Incertitudes pour l'avenir

Selon Louis Maurin, contrairement aux prévisions les plus alarmistes, « le chômage a repris sa marche à la baisse, une situation que la France n’avait pas connue depuis trente ans ». Mais les inquiétudes demeurent dans un contexte d’inflation. « En moyenne, l’Insee prévoit une hausse des prix de l’ordre de 5 % pour 2022, du jamais vu depuis quarante ans. Tous ceux dont les revenus ne sont pas augmentés vont donc perdre, en moyenne, 5 % de pouvoir d’achat », détaille Louis Maurin. Si l’épargne des catégories les plus aisées est élevée (elle représente 30 % des revenus des 20 % les plus riches), elle est inexistante pour les plus précaires. Mais tant que les ressources, et en particulier les minima sociaux et le Smic, sont indexés sur les prix, les risques que les pauvres deviennent encore plus pauvres sont limités. Dans le cas contraire, les inégalités vont se renforcer et la pauvreté s’aggraver. Rien ne dit, par ailleurs, que les salaires vont suivre la hausse des prix, notamment dans les petites et moyennes entreprises.

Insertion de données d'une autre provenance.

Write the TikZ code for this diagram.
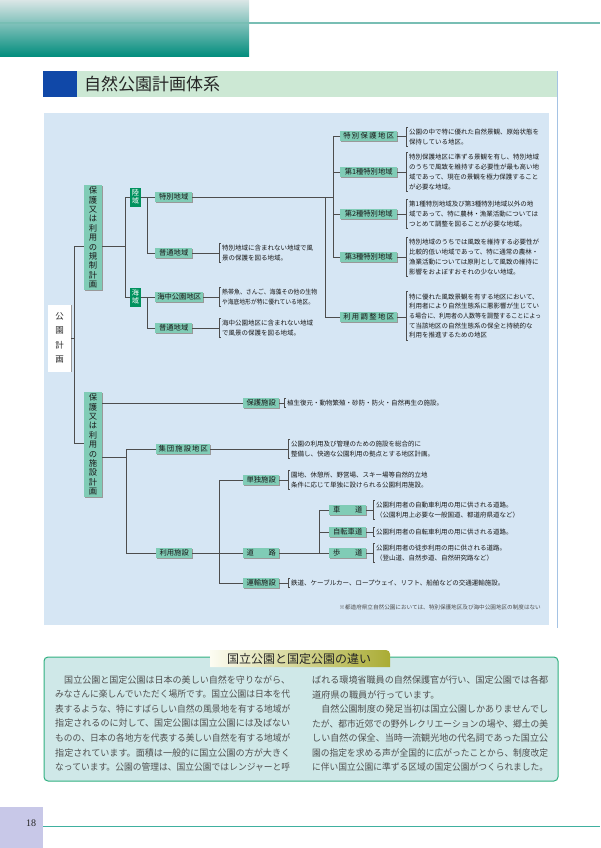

Une politique publique « dissonante »

« Nos politiques publiques continuent à faire des ristournes tous azimuts, y compris aux ménages les plus à l’aise, mais cela a ses limites », prévient le directeur de l’observatoire. En clair, l’Etat peut-il continuer à faire bénéficier les plus riches du bouclier tarifaire et, par là même, à financer leurs factures d’essence et de chauffage ? Pour rappel, la précarité énergétique touche un ménage sur dix en France, soit plus de six millions de personnes. Et, chaque année, près de 600 000 ménages font l’objet d’une coupure ou d’une limitation de puissance en électricité ou en gaz. « On est plutôt dans une politique d’accompagnement avec des dissonances importantes en termes d’action publique, commente Louis Maurin. D’un côté, l’Etat signe des chèques tous azimuts. De l’autre, il diminue les aides personnalisées au logement et supprime la taxe d’habitation pour tous. » A partir de février prochain, la réforme de l’assurance chômage va réduire les revenus des demandeurs d’emploi, principalement des plus jeunes. Or, en dessous de 25 ans, ils ne bénéficient pas du RSA.